The document noted Pantami as further saying, “To this date, in the community of the Prophet we have some awesome people, people of awesome faith, who follow the creed of the Sunna and thanks to whom the enemies of God are unable to find rest in this world.

“They have killed the Shaykh, the martyr Abdallah Yusuf Azzam ‒ may God have mercy on him ‒ but did the struggle end? They went on to strike Chechnya, and they killed many of them: did it end? […] Whenever one goes, another one comes, and he is even more awesome than the first,” Pantami added.”

The coalition quoted “Nigerian-American Professor, Farooq Kperogi, a Muslim and acquaintance of Patami, “in a series of reports, complete with audio-graphic accompaniments, the Peoples Gazette has unearthed sermons by Pantami that amounted to unvarnished homiletic endorsements of terrorism and intolerance of non-Muslims. 

“For instance, in response to a question about Osama bin Laden’s “killing of innocent unbelievers,” Pantami said although he conceded that Bin Laden was liable to err because he was human, “I still consider him as a better Muslim than myself” and pointed out that “We are all happy whenever unbelievers are being killed, but the Sharia does not allow us to kill them without a reason.” You can’t defend that.

“People’s Gazette also unearthed an audiotape in which he engaged in a weepy defense of Boko Haram terrorists against extra-judicial killings and asked for an amnesty for them just like Niger Delta militants. “See what our fellow Muslim brothers’ blood has turned to? Even pig blood has more value than that of a fellow Muslim brother,” he said.

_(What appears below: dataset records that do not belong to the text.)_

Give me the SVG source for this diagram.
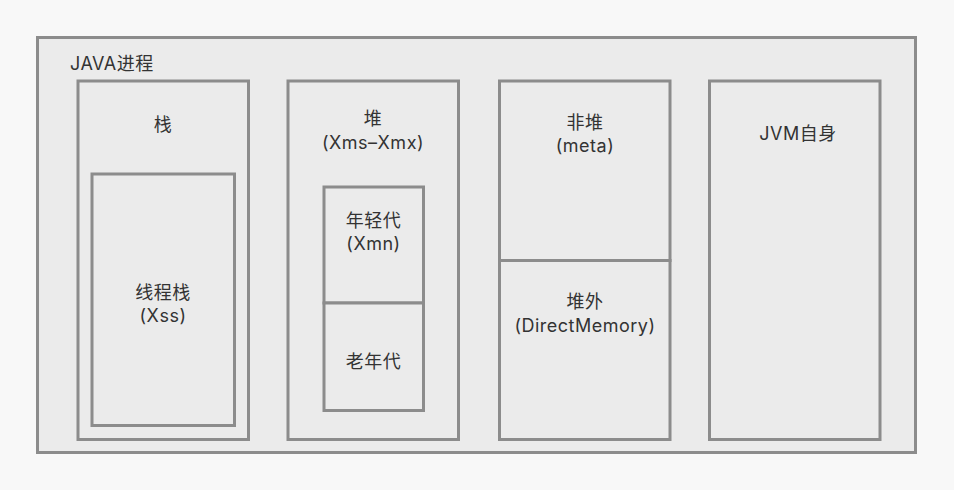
<svg xmlns="http://www.w3.org/2000/svg" width="954" height="490" viewBox="0 0 954 490">
<style>
.box{fill:#ebebeb;stroke:#8c8c8c;stroke-width:3}
.t{font-family:"Inter","Noto Sans CJK SC",sans-serif;font-size:18px;letter-spacing:0.5px;fill:#333;text-anchor:middle;dominant-baseline:central}
</style>
<rect width="954" height="490" fill="#f8f8f8"/>
<g id="java-process">
<rect class="box" x="37.5" y="37.5" width="878" height="415"/>
<text class="t" x="70" y="63" style="text-anchor:start">JAVA进程</text>
</g>
<g id="stack">
<rect class="box" x="78" y="81" width="170.5" height="358.5"/>
<text class="t" x="163" y="124">栈</text>
</g>
<g id="thread-stack">
<rect class="box" x="92" y="174" width="142.5" height="251.5"/>
<text class="t" x="163" y="292">线程栈</text>
<text class="t" x="163" y="315">(Xss)</text>
</g>
<g id="heap">
<rect class="box" x="288" y="81" width="170.5" height="358.5"/>
<text class="t" x="373" y="118">堆</text>
<text class="t" x="373" y="142">(Xms–Xmx)</text>
</g>
<g id="young-gen">
<rect class="box" x="324" y="187" width="99.5" height="116"/>
<text class="t" x="373.5" y="220">年轻代</text>
<text class="t" x="373.5" y="243">(Xmn)</text>
</g>
<g id="old-gen">
<rect class="box" x="324" y="303" width="99.5" height="107.5"/>
<text class="t" x="373.5" y="361">老年代</text>
</g>
<g id="non-heap">
<rect class="box" x="499.5" y="81" width="170.5" height="179.5"/>
<text class="t" x="585" y="122">非堆</text>
<text class="t" x="585" y="145">(meta)</text>
</g>
<g id="off-heap">
<rect class="box" x="499.5" y="260.5" width="170.5" height="179"/>
<text class="t" x="585" y="301">堆外</text>
<text class="t" x="585" y="325">(DirectMemory)</text>
</g>
<g id="jvm-self">
<rect class="box" x="709.5" y="81" width="170.5" height="358.5"/>
<text class="t" x="798" y="133">JVM自身</text>
</g>
<g id="connectors"/>
</svg>
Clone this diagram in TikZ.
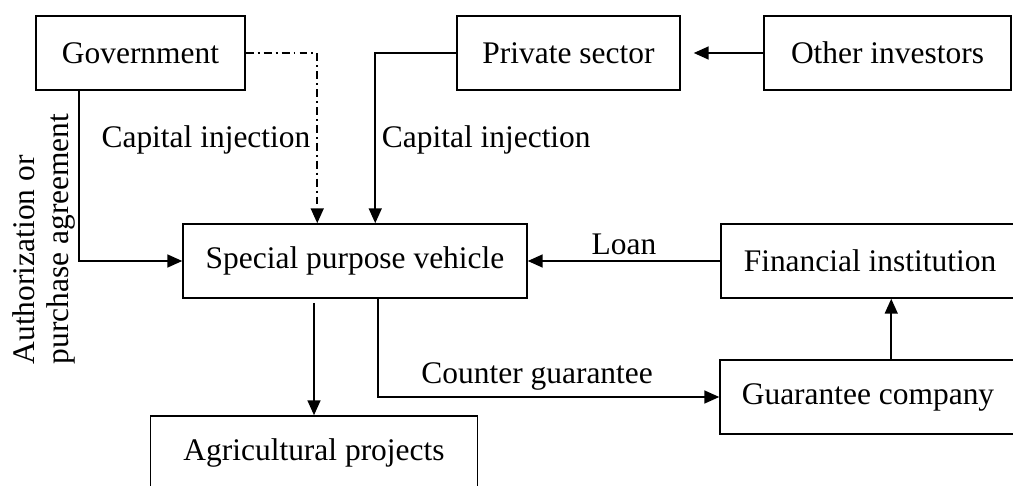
\documentclass[tikz,border=0pt]{standalone}
\usepackage{fontspec}
\setmainfont{Liberation Serif}
\usetikzlibrary{arrows.meta,calc}
\tikzset{
  blk/.style={draw, line width=0.9pt, minimum height=1.48cm, inner sep=0pt},
  dashdotline/.style={dash pattern=on 4.5pt off 2.3pt on 1.1pt off 2.3pt},
}
\begin{document}
\begin{tikzpicture}[x=0.02cm, y=-0.02cm, line width=0.9pt,
    >={Triangle[length=8.5pt, width=7.4pt]},
    font=\fontsize{17.9}{22}\selectfont]
      \clip (0,0) rectangle (1013,486);

      % boxes
      \node[blk, minimum width=4.18cm] (gov) at (140.5,53) {Government};
      \node[blk, minimum width=4.46cm] (priv) at (568.5,53) {Private sector};
      \node[blk, minimum width=4.94cm] (other) at (887.5,53) {Other investors};
      \node[blk, minimum width=6.88cm] (spv) at (355,261) {Special purpose vehicle};
      \node[blk, minimum width=5.96cm] (fin) at (870,261) {Financial institution};
      \node[blk, minimum width=5.92cm] (guar) at (868,397) {Guarantee company};
      \node[blk, minimum width=6.54cm] (agri) at (314,453) {Agricultural projects};

      \node[rotate=90, anchor=north west, align=left, inner sep=0pt,
        font=\fontsize{17.9}{19.5}\selectfont] (auth) at (11.5,365)
      {Authorization or\\purchase agreement};

      % links
      \draw[dashdotline, ->] (gov.east) -| ($(spv.north west)+(135,0)$)
        node[pos=0.754, left, inner sep=3.5pt] (capl) {Capital injection};
      \draw[->] ($(gov.south west)+(44,0)$) |- (spv.west);
      \draw[->] (priv.west) -| ($(spv.north west)+(193,0)$)
        node[pos=0.755, right] (capr) {Capital injection};
      \draw[->] (other.west) -- ($(priv.east)+(13,0)$);
      \draw[->] (fin.west) -- (spv.east) node[midway, above] (loan) {Loan};
      \draw[->] ($(spv.south -| agri.north)+(0,4)$) -- (agri.north);
      \draw[->] ($(spv.south west)+(196,0)$) |- (guar.west)
        node[pos=0.733, above] (cg) {Counter guarantee};
      \draw[->] ($(guar.north west)+(172,0)$) coordinate (gf) -- (gf |- fin.south);
    \end{tikzpicture}
\end{document}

“This jihad is an obligation for every single believer, especially in Nigeria (hādhā jihād farḍ ‘ayn ‘ala kull muslim wa-khuṣūṣan fī Nījīriyā),” he said.

“In his March 2019 paper titled “The ‘Popular Discourses of Salafi Counter-Radicalism in Nigeria’ Revisited: A Response to Abdullahi Lamido’s Review of Alexander Thurston, Boko Haram,” Professor Andrea Brigaglia of the University of Cape Town, South Africa, writes: 

“Subsequently, Pantami offers himself as a volunteer to mobilise the Hisba police of the Muslim-majority states and to be appointed as the ‘commander’ (Hausa: kwamanda) of a militia ready to travel to Yelwa Shendam to join the fight in defence of the Muslims. The speech, which is about twenty minutes long, concludes with the prayer: ‘Oh God, give victory to the Taliban and to al-Qaeda’ (Allahumma ’nṣur Ṭālibān wa-tanẓīm al-Qā‘ida).”

“There are many more indefensible rhetorical endorsements of extremism that can be found in Pantami’s past preaching.”

He added “an April 15, 2009 U.S. diplomatic cable (exposed by WikiLeaks in 2011) about the religious crisis in Bauchi during that year said “Imam Fantami Isa, who preached at the mosque, had been previously thrown out of Abubakar Tafawa Balewa University and of a Gombe mosque for preaching inflammatory rhetoric,”.”

In December 2020 however, Prof Kperogi concludes “Sheikh Aminu Daurawa who, like Pantami, countenanced Al Qaeda and the Taliban in the early to mid-2000s, released an audiotape renouncing his past.”

The coalition concluded: “Last year, the US banned immigration from Nigeria, citing terror risks stemming from identity management incompetences. Although the new administration reversed the ban this year, the big concern is that Sheikh Pantami is a risk factor as a key actor in Nigeria’s security data management.”